Non ci resta che sorridere

Il passaggio tra il 2011 ed il 2012 è stato caratterizzato e marchiato dal termine “crisi”.

Una crisi globale e locale che ha colpito tutti, anche coloro che non l’hanno mai contratta.

Un riflesso condizionato dal bombardamento mediatico e cartaceo nell’interminabile guerra dell’informazione. C’è chi dice che in fondo questa crisi non sia poi così malvagia, perché portatrice del risveglio di valori fin troppo assonnati, quali la famiglia, il risparmio e il semplice stare insieme.

Meno contanti, ma più contenuti. Contenti con poco o forse col giusto e indispensabile.

“La nostra felicità più grande non sta nel non cadere mai, ma nel risollevarsi sempre dopo ogni caduta”.

L’inizio dell’anno è l’inizio dei propositi, delle proposte, delle aspettative.
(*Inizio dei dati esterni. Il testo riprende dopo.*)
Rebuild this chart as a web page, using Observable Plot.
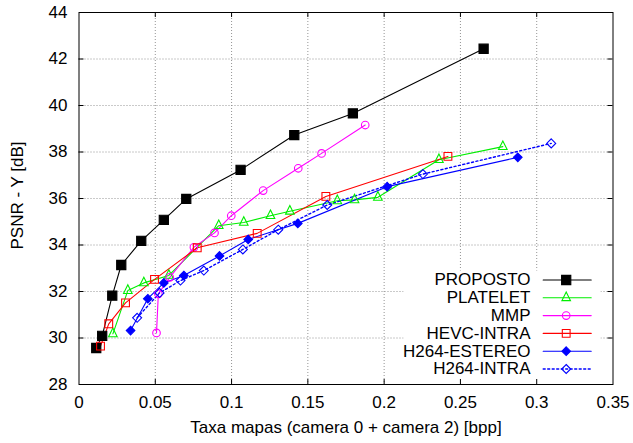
<!DOCTYPE html>
<html><head><meta charset="utf-8">
<script src="https://cdn.jsdelivr.net/npm/d3@7"></script>
<script src="https://cdn.jsdelivr.net/npm/@observablehq/plot@0.6"></script>
<style>body{margin:0;background:#fff}</style>
</head><body><div id="chart"></div>
<script>
const seriesNames = ["PROPOSTO","PLATELET","MMP","HEVC-INTRA","H264-ESTEREO","H264-INTRA"];
const propostoX = [0.0113, 0.0152, 0.0218, 0.0277, 0.0408, 0.0556, 0.0703, 0.1059, 0.1411, 0.1795, 0.2652];
const propostoY = [29.57, 30.09, 31.82, 33.14, 34.18, 35.08, 35.98, 37.23, 38.73, 39.66, 42.44];
const plateletX = [0.0222, 0.0320, 0.0425, 0.0589, 0.0916, 0.1080, 0.1255, 0.1382, 0.1693, 0.1806, 0.1959, 0.2359, 0.2778];
const plateletY = [30.18, 32.04, 32.37, 32.69, 34.83, 34.97, 35.26, 35.45, 35.90, 35.94, 36.05, 37.67, 38.23];
const mmpX = [0.0508, 0.0520, 0.0595, 0.0753, 0.0888, 0.0998, 0.1207, 0.1437, 0.1590, 0.1876];
const mmpY = [30.22, 31.90, 32.61, 33.90, 34.52, 35.26, 36.34, 37.30, 37.94, 39.16];
const hevcX = [0.0141, 0.0195, 0.0305, 0.0495, 0.0775, 0.1168, 0.1618, 0.2418];
const hevcY = [29.65, 30.61, 31.51, 32.52, 33.88, 34.50, 36.09, 37.81];
const estereoX = [0.0338, 0.0451, 0.0556, 0.0687, 0.0921, 0.1109, 0.1434, 0.2020, 0.2876];
const estereoY = [30.32, 31.69, 32.37, 32.69, 33.53, 34.24, 34.93, 36.51, 37.77];
const intraX = [0.0381, 0.0528, 0.0665, 0.0818, 0.1074, 0.1306, 0.1627, 0.2254, 0.3095];
const intraY = [30.87, 31.94, 32.47, 32.90, 33.81, 34.66, 35.72, 37.05, 38.37];

const xTicks = [0, 0.05, 0.1, 0.15, 0.2, 0.25, 0.3, 0.35];
const xTickLabels = ["0", "0.05", "0.1", "0.15", "0.2", "0.25", "0.3", "0.35"];
const yTicks = [28, 30, 32, 34, 36, 38, 40, 42, 44];
const xTitle = "Taxa mapas (camera 0 + camera 2) [bpp]";
const yTitle = "PSNR - Y [dB]";

// layout
const W = 633, H = 443, mL = 78.5, mR = 20.5, mT = 12, mB = 59;
const plotW = W - mL - mR, plotH = H - mT - mB;
const xDom = [0, 0.35], yDom = [28, 44];
const px2x = px => xDom[0] + (px - mL) / plotW * (xDom[1] - xDom[0]);
const py2y = py => yDom[1] - (py - mT) / plotH * (yDom[1] - yDom[0]);

// gnuplot-like symbols (h = half extent = r)
const hOf = size => Math.sqrt(size / Math.PI);
const symSquare = {draw(c, s) {const h = hOf(s); c.moveTo(-h, -h); c.lineTo(h, -h); c.lineTo(h, h); c.lineTo(-h, h); c.closePath();}};
const symTriangle = {draw(c, s) {const h = hOf(s); c.moveTo(0, -4/3*h); c.lineTo(h, 2/3*h); c.lineTo(-h, 2/3*h); c.closePath();}};
const symDiamond = {draw(c, s) {const h = hOf(s); c.moveTo(0, -h); c.lineTo(h, 0); c.lineTo(0, h); c.lineTo(-h, 0); c.closePath();}};
const symCircle = {draw(c, s) {const h = hOf(s); c.moveTo(h, 0); c.arc(0, 0, h, 0, 2*Math.PI); c.closePath();}};

const seriesX = [propostoX, plateletX, mmpX, hevcX, estereoX, intraX];
const seriesY = [propostoY, plateletY, mmpY, hevcY, estereoY, intraY];
const styles = [
  {color: "#000000", symbol: symSquare, r: 4.6, filled: true, dash: null},
  {color: "#00ee00", symbol: symTriangle, r: 4.3, filled: false, dash: null},
  {color: "#ff00ff", symbol: symCircle, r: 3.8, filled: false, dash: null},
  {color: "#ff0000", symbol: symSquare, r: 3.9, filled: false, dash: null},
  {color: "#0000ff", symbol: symDiamond, r: 4.3, filled: true, dash: null},
  {color: "#0000ff", symbol: symDiamond, r: 4.5, filled: false, dash: "2,2.5"}
];

const series = seriesNames.map((name, i) => ({
  name, style: styles[i],
  rows: seriesX[i].map((x, j) => ({series: name, x, y: seriesY[i][j]}))
}));

const gridX = xTicks.slice(1, -1), gridY = yTicks.slice(1, -1);

// legend layout (pixels -> data)
const legTextPx = 530, legLine = [542.7, 590.7], legMarkPx = 565.7;
const legRowPx = i => 279.5 + i * 17.8;

const marks = [
  Plot.ruleX(gridX, {x: d => d, stroke: "#888", strokeWidth: 0.9, strokeDasharray: "1,2"}),
  Plot.ruleY(gridY, {y: d => d, stroke: "#888", strokeWidth: 0.9, strokeDasharray: "1,2"}),
  Plot.frame({fill: "white", stroke: null, insetLeft: 403 - mL, insetRight: (W - mR) - 600, insetTop: 270 - mT, insetBottom: 0})
];

for (const s of series) {
  marks.push(Plot.line(s.rows, {x: "x", y: "y", stroke: s.style.color, strokeWidth: s.style.dash ? 1.4 : 1.1, strokeDasharray: s.style.dash}));
}
for (const s of series) {
  marks.push(Plot.dot(s.rows, {x: "x", y: "y", symbol: s.style.symbol, r: s.style.r,
    stroke: s.style.color, strokeWidth: 1.1, fill: s.style.filled ? s.style.color : "none"}));
}
// legend
series.forEach((s, i) => {
  const yy = py2y(legRowPx(i));
  const lineRows = legLine.map(px => ({x: px2x(px), y: yy}));
  marks.push(Plot.line(lineRows, {x: "x", y: "y", stroke: s.style.color, strokeWidth: s.style.dash ? 1.4 : 1.1, strokeDasharray: s.style.dash}));
  marks.push(Plot.dot([{x: px2x(legMarkPx), y: yy}], {x: "x", y: "y", symbol: s.style.symbol, r: s.style.r,
    stroke: s.style.color, strokeWidth: 1.1, fill: s.style.filled ? s.style.color : "none"}));
  marks.push(Plot.text([s.name], {x: px2x(legTextPx), y: yy, text: d => d, textAnchor: "end", lineAnchor: "middle", fill: "black"}));
});

marks.push(
  Plot.frame({stroke: "black", strokeWidth: 1}),
  Plot.tickX(gridX, {x: d => d, insetTop: plotH - 5, stroke: "black"}),
  Plot.tickX(gridX, {x: d => d, insetBottom: plotH - 5, stroke: "black"}),
  Plot.tickY(gridY, {y: d => d, insetRight: plotW - 5, stroke: "black"}),
  Plot.tickY(gridY, {y: d => d, insetLeft: plotW - 5, stroke: "black"}),
  Plot.axisX({ticks: xTicks, tickFormat: d => xTickLabels[xTicks.indexOf(d)], tickSize: 0, tickPadding: 11, label: null}),
  Plot.axisY({ticks: yTicks, tickSize: 0, tickPadding: 11.5, label: null}),
  Plot.text([xTitle], {frameAnchor: "bottom", dy: 43, text: d => d, textAnchor: "middle", lineAnchor: "middle", fill: "black"}),
  Plot.text([yTitle], {frameAnchor: "left", dx: 17 - mL, dy: -3, rotate: -90, text: d => d, textAnchor: "middle", lineAnchor: "middle", fill: "black"})
);

const chart = Plot.plot({
  width: W, height: H,
  marginLeft: mL, marginRight: mR, marginTop: mT, marginBottom: mB,
  x: {domain: xDom, axis: null},
  y: {domain: yDom, axis: null},
  style: {fontFamily: "'Liberation Sans', Arial, Helvetica, sans-serif", fontSize: "17px", background: "white", color: "black"},
  marks
});
document.getElementById("chart").appendChild(chart);
</script>
</body></html>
Ma aspettando noi stessi diventiamo depressi perché chiusi nei pressi degli altri. Quelli che invidiamo, quelli che pensiamo scaltri e immeritevoli.

La colpa della crisi, delle manovre, dello spread è stata scaricata da tutti in tutti, in nome dell’autoproclamarsi “vittime”. Vittime dell’eritema facile, a contatto con temi difficili, come salari e pensioni.

Riforme a forme conformi alle norme per le quali servono poche orme per fare passi da giganti.

A confronto coi tedeschi siamo ridotti a teschi; a confronto coi francesi sembriamo indifesi.

L’Europa e l’unica moneta dice che, se un paese mangia tanto, gli altri restano a dieta.

L’importante è il bilancio coi titoli di stato in slancio. Uno spread che fa la differenza, essenza di ricchezza basata sulla fiducia. Il mercato delle borse all’asta e al rialzo, per vendere cara la pelle.

Sale alle stelle la benzina e il cielo si infiamma di desideri, sempre più seri.

Tristi e poveri Cristi in cassa integrazione, per vedere disintegrato anche l’ultimo progetto costruito a fatica. Ma l’effetto segue la scia del contrario, una manovra inversa mentre la barca è ormai immersa. Uno scenario d’affetto che si apre nel ristagno della speranza, l’ultima a morire, ma a volte anche la prima a sopravvivere.

L’Italia è un paese pieno di stranezze e di contraddizioni, dove tra le mille addizioni e sottrazioni in cui i conti non tornano, gli italiani scoprono che per pagare un mutuo per intero, basta star muti e non dichiarare il vero. Come disse tempo fa un noto comico: “Perché esibire le proprie ricchezze? In fondo l’evasione è una forma di timidezza”.

Un paese, l’Italia, dove viene premiato chi fa il suo dovere, mentre non viene punito chi non lo fa.

Un paese, tra quelli industrializzati, negli ultimi posti per ricchezza, ma tra i primi per la solidarietà.

Allora ecco che il bicchiere, ormai vuoto, è anche pieno di possibilità. Il ricominciare è una marcia in più, da usare soprattutto nelle strade tortuose.

Allora ecco ch’è più chiaro come la crisi in fondo non sia altro che una portatrice di sorrisi.

A volte è necessario dover piangere per comprendere quanto sia importante sorridere.

Aver pochi soldi nella spesa per comprare quello che poco pesa. Pesa fare sacrifici, ma sono piccoli artifici per responsabilizzarsi ulteriormente.

C’è sempre, però, una voce fuori dal coro, quella che stona. L’evasore, il ladro, il furbetto del quartiere.

E la giustizia mancata inasprisce la possibilità di essere più sereni.

Un colpo ai reni, un battito forte per i deboli di cuore,un sassolino che fa male come una montagna.

Ma la determinazione va al di là dell’ostacolo di una non perfetta società. È come un gioco in scatola in cui anche potendo vincere barando, c’è più gusto giocarsela senza trucchi e inganni, ma con sudati panni che hanno l’odore della pulizia di un lavoro ben fatto. Una gara ad armi pari.

Pari a quello che ogni uomo può dare per dare alla parola uomo un significato di compiutezza.

E se la crisi è allora un guadagno, per quest’anno, non ci resta che sorridere.